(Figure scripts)

**********

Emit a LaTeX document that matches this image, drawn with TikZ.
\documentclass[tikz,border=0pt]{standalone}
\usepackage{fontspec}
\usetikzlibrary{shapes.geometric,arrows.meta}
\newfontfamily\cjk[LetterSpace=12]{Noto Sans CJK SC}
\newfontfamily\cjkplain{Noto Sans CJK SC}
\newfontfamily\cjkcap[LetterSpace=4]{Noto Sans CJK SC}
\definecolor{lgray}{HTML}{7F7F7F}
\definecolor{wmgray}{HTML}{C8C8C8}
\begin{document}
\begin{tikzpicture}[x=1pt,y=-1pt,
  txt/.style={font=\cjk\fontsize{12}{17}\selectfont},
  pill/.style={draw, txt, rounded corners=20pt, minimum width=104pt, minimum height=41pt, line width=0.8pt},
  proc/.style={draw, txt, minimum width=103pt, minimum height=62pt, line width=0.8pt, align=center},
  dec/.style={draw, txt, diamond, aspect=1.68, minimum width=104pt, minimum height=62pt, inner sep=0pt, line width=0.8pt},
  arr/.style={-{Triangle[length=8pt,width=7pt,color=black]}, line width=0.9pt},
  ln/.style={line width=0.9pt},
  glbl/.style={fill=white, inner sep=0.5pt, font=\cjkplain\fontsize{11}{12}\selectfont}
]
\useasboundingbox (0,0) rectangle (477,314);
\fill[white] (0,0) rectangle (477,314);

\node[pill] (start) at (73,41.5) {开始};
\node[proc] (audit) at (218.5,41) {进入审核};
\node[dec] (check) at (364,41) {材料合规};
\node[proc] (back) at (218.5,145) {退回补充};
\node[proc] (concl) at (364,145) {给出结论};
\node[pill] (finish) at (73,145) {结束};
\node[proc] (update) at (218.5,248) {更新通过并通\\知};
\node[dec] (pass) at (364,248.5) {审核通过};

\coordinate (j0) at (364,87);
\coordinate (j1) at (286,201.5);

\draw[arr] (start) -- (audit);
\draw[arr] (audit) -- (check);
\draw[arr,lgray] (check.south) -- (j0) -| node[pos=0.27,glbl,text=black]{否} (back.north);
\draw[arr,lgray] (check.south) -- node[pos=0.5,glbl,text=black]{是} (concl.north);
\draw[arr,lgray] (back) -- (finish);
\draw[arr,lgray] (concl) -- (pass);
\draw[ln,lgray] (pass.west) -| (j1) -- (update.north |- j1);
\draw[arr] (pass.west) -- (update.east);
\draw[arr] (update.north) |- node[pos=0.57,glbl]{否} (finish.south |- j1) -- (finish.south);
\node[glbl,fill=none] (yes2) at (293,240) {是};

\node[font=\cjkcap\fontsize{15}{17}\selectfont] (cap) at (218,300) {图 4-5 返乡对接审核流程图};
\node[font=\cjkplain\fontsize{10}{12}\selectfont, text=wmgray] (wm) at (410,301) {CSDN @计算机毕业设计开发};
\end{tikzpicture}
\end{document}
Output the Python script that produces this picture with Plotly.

**********

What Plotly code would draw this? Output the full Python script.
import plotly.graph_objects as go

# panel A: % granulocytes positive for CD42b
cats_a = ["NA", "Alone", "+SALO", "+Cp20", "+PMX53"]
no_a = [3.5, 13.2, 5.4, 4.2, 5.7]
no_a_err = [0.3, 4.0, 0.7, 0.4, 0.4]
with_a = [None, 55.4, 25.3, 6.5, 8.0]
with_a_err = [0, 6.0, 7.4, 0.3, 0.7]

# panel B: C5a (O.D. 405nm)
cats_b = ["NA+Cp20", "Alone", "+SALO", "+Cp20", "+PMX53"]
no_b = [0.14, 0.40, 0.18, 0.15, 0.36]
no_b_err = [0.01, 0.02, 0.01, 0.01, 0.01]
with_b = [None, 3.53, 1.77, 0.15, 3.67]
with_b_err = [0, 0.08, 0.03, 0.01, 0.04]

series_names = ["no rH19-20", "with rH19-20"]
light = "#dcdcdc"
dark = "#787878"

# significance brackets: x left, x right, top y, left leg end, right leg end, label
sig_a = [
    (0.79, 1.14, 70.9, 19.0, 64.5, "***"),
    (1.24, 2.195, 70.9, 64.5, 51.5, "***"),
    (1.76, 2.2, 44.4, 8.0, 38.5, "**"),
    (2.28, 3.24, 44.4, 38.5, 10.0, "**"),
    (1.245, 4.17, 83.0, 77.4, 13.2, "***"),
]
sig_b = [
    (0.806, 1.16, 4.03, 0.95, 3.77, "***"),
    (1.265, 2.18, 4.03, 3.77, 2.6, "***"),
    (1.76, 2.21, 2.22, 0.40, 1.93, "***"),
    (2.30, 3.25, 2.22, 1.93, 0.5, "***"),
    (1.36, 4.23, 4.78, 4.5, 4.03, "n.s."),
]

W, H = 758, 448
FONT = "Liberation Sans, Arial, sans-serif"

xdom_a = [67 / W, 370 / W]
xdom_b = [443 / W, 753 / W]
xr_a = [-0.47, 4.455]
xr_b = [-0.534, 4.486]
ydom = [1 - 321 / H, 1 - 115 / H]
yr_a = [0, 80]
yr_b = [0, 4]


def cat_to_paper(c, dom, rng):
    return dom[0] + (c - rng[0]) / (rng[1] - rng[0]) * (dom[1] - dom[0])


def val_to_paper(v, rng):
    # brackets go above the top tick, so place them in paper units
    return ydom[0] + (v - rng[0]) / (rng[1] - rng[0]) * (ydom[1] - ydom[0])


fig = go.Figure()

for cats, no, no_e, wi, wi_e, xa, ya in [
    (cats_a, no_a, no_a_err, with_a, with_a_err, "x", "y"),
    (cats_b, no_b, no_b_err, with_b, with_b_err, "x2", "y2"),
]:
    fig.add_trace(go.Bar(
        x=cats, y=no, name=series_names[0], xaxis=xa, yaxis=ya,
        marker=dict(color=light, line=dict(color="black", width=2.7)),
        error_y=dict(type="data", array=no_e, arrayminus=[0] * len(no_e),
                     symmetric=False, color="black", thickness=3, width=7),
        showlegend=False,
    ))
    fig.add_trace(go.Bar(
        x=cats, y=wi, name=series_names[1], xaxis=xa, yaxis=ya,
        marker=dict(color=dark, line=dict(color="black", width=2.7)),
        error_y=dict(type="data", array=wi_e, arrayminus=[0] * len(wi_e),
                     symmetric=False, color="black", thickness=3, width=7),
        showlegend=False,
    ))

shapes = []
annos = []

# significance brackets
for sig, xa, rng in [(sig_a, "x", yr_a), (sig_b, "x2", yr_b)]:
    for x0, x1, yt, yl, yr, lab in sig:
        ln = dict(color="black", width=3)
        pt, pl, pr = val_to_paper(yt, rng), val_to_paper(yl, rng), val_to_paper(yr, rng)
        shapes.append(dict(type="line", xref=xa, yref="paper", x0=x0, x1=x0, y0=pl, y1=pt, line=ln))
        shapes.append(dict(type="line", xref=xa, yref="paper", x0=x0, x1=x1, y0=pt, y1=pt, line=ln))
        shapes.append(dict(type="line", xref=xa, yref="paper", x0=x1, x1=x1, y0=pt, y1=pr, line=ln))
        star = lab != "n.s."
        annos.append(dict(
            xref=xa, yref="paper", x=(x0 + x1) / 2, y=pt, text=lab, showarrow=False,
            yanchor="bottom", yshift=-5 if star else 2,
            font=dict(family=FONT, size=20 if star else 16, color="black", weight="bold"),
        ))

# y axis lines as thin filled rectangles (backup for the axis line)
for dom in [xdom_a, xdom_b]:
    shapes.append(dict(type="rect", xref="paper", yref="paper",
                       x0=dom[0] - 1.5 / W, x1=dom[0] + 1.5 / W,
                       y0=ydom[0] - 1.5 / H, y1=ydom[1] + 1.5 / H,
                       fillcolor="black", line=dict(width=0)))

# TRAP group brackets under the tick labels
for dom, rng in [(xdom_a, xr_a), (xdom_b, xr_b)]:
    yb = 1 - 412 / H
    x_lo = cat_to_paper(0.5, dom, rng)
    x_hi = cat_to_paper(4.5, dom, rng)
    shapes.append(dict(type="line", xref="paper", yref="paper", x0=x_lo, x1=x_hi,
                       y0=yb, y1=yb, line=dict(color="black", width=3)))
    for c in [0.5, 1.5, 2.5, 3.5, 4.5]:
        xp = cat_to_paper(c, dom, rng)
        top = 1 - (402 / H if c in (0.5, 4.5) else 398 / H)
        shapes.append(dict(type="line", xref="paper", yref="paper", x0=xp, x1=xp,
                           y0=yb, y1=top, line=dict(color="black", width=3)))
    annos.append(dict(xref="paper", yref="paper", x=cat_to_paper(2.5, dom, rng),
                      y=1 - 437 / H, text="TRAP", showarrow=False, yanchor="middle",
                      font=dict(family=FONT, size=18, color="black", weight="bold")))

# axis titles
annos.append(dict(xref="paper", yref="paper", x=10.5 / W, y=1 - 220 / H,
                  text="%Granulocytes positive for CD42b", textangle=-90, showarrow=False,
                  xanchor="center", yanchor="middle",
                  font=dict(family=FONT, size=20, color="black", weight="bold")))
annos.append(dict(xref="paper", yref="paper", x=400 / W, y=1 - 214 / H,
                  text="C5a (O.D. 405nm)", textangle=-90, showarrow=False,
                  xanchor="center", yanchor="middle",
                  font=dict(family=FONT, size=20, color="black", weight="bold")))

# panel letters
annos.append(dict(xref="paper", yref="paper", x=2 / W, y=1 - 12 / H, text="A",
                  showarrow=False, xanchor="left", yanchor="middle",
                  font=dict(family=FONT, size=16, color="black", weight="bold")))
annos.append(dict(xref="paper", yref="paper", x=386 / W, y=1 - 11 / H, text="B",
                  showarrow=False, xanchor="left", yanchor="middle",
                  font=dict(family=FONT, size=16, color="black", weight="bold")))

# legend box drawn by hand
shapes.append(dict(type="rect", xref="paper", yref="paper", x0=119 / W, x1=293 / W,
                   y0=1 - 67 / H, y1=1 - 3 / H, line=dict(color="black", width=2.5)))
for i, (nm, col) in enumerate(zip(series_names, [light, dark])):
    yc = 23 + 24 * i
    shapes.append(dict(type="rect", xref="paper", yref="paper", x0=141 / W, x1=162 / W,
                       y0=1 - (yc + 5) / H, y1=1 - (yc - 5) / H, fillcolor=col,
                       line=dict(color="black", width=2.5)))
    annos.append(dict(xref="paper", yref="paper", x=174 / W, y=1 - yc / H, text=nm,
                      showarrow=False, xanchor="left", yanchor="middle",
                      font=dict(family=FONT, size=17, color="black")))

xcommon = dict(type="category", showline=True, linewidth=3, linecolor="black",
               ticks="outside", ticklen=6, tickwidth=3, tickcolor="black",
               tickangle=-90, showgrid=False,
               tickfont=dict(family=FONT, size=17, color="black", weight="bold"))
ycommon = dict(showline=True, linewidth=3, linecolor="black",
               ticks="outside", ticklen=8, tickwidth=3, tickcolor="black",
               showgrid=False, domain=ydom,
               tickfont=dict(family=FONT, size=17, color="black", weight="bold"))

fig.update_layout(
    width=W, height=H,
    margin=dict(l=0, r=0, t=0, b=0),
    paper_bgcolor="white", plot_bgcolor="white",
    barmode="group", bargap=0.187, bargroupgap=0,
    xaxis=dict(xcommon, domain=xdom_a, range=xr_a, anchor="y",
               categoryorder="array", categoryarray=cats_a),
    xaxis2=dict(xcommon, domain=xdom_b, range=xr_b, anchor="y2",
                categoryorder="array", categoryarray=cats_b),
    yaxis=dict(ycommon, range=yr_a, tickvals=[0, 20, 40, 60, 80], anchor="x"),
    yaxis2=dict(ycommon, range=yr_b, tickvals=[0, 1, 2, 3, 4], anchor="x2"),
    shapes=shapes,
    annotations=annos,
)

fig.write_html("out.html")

**********

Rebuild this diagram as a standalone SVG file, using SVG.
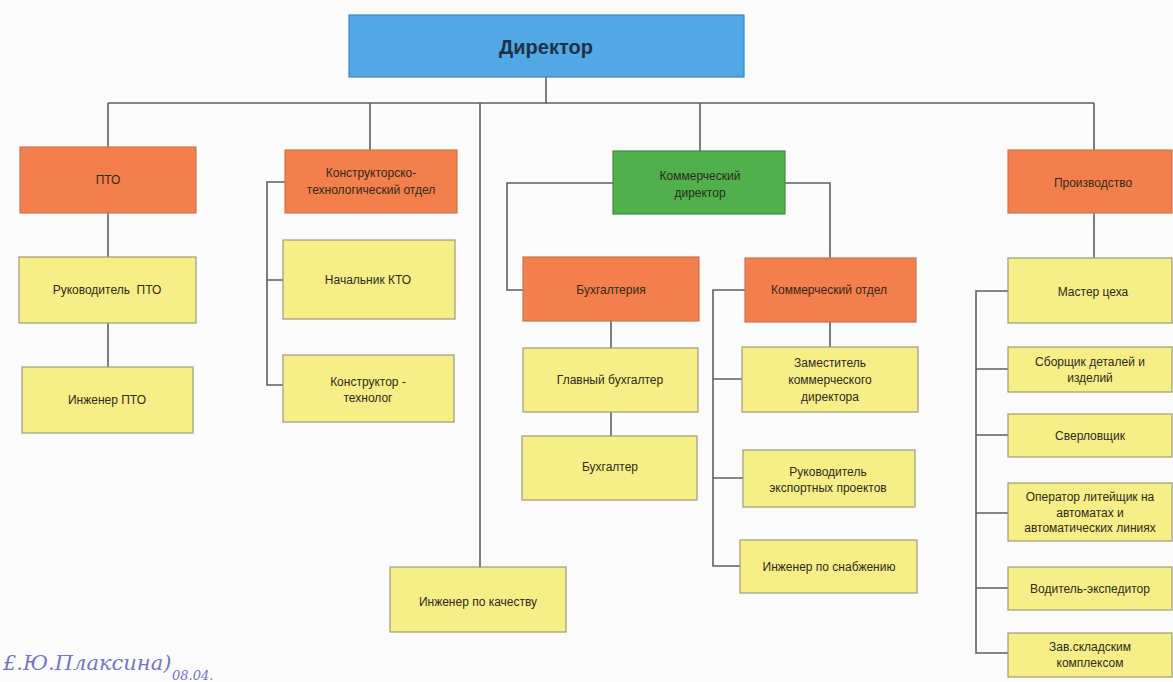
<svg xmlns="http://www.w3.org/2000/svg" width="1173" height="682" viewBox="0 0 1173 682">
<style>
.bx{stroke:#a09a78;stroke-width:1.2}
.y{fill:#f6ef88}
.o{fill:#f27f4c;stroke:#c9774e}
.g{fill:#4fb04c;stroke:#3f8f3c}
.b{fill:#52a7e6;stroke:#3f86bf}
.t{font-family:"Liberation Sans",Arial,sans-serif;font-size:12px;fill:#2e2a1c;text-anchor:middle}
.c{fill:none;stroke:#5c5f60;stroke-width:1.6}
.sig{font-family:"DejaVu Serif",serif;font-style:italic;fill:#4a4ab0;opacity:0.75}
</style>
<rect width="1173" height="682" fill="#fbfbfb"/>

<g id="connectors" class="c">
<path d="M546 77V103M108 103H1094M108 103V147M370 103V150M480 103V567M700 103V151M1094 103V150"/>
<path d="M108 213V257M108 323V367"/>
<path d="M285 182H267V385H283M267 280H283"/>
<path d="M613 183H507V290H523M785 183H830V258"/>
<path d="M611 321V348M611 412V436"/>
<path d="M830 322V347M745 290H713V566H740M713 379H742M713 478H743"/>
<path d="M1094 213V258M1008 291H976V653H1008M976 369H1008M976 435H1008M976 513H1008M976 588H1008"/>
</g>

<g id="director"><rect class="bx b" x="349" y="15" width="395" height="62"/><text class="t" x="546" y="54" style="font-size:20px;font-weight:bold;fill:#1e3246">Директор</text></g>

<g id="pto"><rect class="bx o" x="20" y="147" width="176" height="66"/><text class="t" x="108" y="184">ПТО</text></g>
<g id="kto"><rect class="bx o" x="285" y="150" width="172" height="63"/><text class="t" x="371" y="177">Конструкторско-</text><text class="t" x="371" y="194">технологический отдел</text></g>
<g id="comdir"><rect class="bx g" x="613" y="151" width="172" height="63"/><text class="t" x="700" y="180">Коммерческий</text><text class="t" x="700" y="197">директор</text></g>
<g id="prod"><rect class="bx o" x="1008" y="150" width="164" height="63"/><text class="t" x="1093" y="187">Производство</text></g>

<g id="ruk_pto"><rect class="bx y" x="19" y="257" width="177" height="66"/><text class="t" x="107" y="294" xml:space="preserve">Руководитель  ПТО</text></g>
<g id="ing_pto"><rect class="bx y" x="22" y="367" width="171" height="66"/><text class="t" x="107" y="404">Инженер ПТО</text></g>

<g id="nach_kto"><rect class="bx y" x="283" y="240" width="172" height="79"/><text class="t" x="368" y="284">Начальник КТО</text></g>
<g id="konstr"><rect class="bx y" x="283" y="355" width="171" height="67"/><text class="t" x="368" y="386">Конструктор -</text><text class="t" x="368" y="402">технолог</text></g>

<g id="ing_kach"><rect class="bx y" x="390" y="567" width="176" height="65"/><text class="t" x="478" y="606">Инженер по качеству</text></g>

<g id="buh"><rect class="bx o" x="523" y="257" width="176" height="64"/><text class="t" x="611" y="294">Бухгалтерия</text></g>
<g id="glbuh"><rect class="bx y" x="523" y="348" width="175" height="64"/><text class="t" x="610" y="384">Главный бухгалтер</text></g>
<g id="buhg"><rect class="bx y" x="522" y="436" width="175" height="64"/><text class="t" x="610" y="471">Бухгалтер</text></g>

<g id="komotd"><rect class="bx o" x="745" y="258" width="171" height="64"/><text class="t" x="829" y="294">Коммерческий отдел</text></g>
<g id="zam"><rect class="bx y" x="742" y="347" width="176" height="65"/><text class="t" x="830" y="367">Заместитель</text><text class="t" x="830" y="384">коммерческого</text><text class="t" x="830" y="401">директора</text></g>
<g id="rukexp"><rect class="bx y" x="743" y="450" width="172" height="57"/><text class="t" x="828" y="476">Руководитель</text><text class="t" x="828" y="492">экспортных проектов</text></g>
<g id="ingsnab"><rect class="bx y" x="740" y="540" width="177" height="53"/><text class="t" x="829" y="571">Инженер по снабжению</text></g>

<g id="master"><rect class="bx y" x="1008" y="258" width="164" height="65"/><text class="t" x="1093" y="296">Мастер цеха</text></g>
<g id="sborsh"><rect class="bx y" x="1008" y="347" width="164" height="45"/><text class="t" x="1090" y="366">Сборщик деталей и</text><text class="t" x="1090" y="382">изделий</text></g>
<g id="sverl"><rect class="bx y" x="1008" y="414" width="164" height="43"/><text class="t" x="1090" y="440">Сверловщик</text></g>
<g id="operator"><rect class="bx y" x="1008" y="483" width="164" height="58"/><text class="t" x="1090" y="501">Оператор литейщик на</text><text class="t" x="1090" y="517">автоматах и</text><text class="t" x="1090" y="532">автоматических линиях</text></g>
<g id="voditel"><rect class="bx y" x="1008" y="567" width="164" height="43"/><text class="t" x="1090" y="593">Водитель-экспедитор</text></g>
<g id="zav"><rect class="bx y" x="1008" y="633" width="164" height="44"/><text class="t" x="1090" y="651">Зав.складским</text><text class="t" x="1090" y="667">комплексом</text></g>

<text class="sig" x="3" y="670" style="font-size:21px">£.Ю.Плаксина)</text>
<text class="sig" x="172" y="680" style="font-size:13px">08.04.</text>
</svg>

**********

Work through the records line by line and tally those with the word "standalone". Report only the total.

2